Surface Feet Calculator
The surface feet calculator converts spindle RPM and tool or workpiece diameter into surface feet per minute (SFM), the standard cutting speed unit on every modern machine tool. It also works in reverse: give it a target SFM and diameter, and it returns the spindle RPM needed to hit that speed. This is the core equation behind every surface feet per minute calculator and every machining speed chart in the Machinery's Handbook.
Surface feet per minute formula
The surface feet per minute calculator uses a single equation:
- SFM = (pi x D x RPM) / 12 with D in inches.
- Solved for RPM: RPM = (SFM x 12) / (pi x D).
- Metric equivalent: Vc (m/min) = (pi x D_mm x RPM) / 1000.
For a 1/2 inch tool at 3000 RPM: SFM = (pi x 0.5 x 3000) / 12 = 392.7 SFM. To hit 400 SFM on that same 1/2 inch tool, RPM = (400 x 12) / (pi x 0.5) = 3,056 RPM. The surface feet calculator runs the same math either direction.
Why surface feet per minute matters
Cutting tools are spec'd in SFM because it stays constant across tool sizes. A carbide end mill in mild steel wants 400 SFM whether it is 1/8 inch or 1 inch diameter; only the RPM changes. Programming by SFM means the cutting edge always sees the same velocity (and roughly the same heat) regardless of tool size, which is exactly what tool life depends on. A surface feet per minute calculator is the translator between the SFM you look up and the RPM you program.

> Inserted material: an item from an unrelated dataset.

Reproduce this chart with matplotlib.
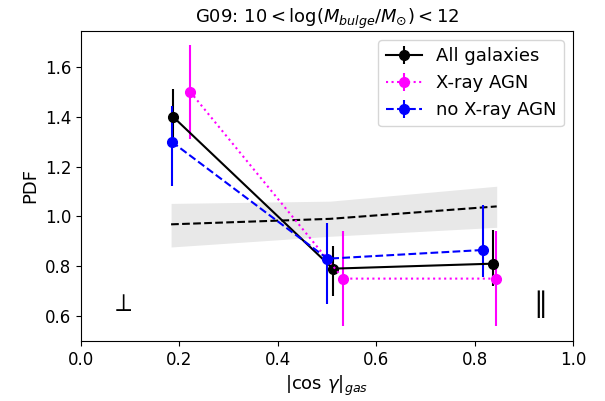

Typical surface feet per minute values
| Material | HSS SFM | Carbide SFM |
|---|---|---|
| Aluminum 6061 | 600 | 1400 |
| Mild steel (1018) | 100 | 400 |
| Alloy steel (4140) | 70 | 250 |
| Stainless steel | 60 | 200 |
| Cast iron | 80 | 260 |
| Brass | 250 | 500 |
| Titanium Ti-6Al-4V | 40 | 120 |
| Plastic (Delrin) | 800 | 2000 |
Surface feet vs cutting speed vs SFM
Surface feet, surface speed, cutting speed, SFM, and surface feet per minute all mean the same thing. Different shops and different vendors pick different names. The number and the equation are identical: linear velocity at the cutting edge, measured in feet per minute. Haas and Mazak program SFM directly under G96 on a lathe; on a mill you enter RPM calculated from SFM via the surface feet per minute calculator.
Using this surface feet calculator for turning, milling, or drilling
The diameter in the formula is whichever surface spins. On a mill, it is the tool diameter because the tool spins. On a lathe, it is the workpiece diameter because the work spins. On a drill, it is the drill diameter. The surface feet calculator does not care which operation you are doing as long as D is the spinning part.